• WHAT YOU WILL DO:
Select, from the data, each line where "Write" occurs.

──────── EXERCISE DATA

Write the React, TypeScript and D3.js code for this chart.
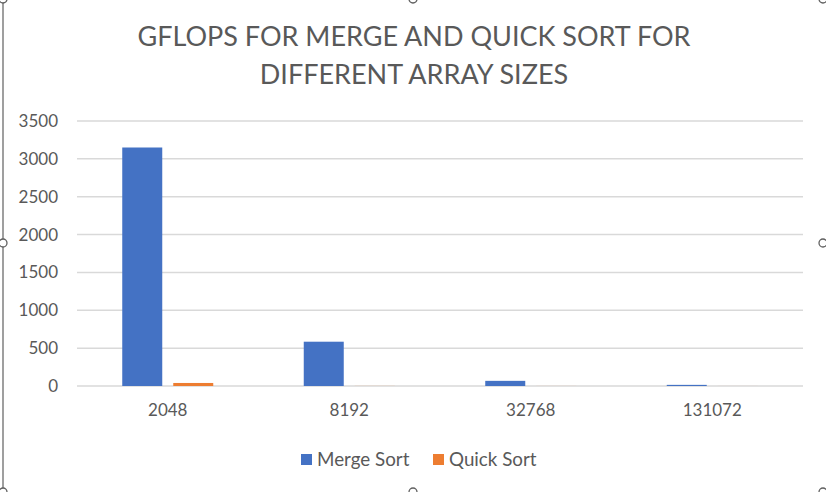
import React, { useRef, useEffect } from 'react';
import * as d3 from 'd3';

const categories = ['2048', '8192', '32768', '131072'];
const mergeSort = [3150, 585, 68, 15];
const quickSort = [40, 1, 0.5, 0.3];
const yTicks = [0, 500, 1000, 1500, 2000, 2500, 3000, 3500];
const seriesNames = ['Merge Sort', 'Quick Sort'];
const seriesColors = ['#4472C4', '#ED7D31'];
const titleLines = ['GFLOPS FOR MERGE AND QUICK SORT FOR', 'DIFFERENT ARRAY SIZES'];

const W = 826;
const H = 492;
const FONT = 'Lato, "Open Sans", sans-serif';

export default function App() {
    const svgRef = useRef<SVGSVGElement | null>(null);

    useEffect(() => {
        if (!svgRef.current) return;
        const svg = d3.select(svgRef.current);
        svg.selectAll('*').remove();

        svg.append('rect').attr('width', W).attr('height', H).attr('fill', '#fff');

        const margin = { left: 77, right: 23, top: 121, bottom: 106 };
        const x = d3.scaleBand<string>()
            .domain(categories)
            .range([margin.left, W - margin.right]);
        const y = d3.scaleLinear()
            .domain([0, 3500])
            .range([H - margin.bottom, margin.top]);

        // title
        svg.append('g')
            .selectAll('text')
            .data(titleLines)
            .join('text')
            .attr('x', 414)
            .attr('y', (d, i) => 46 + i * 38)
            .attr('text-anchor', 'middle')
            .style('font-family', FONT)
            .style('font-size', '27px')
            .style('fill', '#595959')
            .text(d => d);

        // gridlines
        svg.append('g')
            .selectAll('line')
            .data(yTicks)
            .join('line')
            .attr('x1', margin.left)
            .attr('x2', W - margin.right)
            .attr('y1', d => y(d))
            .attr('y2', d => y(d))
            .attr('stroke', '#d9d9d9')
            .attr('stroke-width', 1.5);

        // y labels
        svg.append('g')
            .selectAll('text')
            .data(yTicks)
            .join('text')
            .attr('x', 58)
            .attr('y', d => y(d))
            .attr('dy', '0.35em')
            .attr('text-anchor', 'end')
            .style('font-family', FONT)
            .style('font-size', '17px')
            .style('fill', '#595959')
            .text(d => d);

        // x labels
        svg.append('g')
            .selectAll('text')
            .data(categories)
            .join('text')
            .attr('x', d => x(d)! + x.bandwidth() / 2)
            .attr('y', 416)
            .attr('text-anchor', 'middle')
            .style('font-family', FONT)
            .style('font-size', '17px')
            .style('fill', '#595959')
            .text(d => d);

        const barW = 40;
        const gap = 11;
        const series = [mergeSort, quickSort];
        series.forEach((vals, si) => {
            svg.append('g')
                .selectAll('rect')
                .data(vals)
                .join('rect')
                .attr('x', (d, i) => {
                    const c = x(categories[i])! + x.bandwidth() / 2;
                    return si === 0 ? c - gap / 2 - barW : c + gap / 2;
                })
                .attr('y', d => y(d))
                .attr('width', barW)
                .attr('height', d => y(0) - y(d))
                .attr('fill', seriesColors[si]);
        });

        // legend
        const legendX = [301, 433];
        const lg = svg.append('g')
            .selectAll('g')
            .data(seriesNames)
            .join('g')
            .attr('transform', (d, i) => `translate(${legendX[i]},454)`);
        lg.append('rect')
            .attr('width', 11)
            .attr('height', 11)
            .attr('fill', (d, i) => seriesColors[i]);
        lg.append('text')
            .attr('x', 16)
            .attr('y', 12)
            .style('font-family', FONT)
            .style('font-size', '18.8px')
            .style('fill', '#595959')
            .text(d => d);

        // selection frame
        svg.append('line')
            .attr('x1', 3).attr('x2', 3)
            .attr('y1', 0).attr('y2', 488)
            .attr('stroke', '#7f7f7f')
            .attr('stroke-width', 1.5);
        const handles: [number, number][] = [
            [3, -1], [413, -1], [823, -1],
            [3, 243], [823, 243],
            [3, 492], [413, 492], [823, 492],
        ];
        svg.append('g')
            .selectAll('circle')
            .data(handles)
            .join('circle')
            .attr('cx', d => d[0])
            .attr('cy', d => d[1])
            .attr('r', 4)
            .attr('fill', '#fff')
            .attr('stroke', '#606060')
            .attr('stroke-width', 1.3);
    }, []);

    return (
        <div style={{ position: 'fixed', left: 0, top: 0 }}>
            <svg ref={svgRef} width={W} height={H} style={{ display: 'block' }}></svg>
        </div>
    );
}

────────────────
──────── EXERCISE DATA

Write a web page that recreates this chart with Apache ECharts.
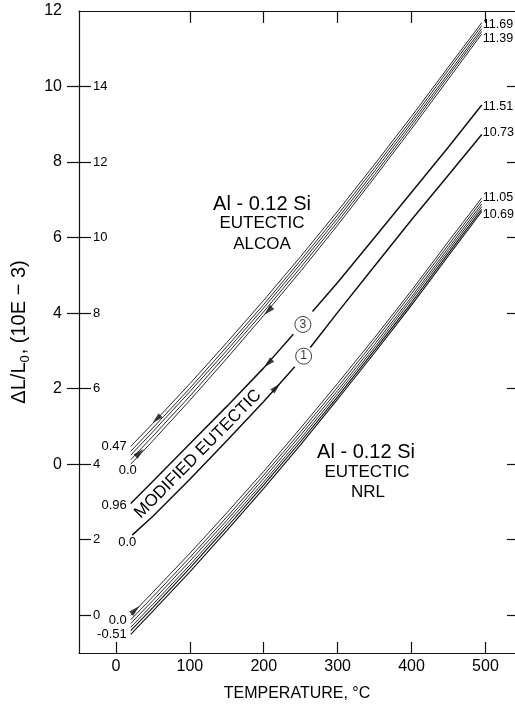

────────────────

• SOLUTION TO THE EXERCISE:
Write the React, TypeScript and D3.js code for this chart.
Write a web page that recreates this chart with Apache ECharts.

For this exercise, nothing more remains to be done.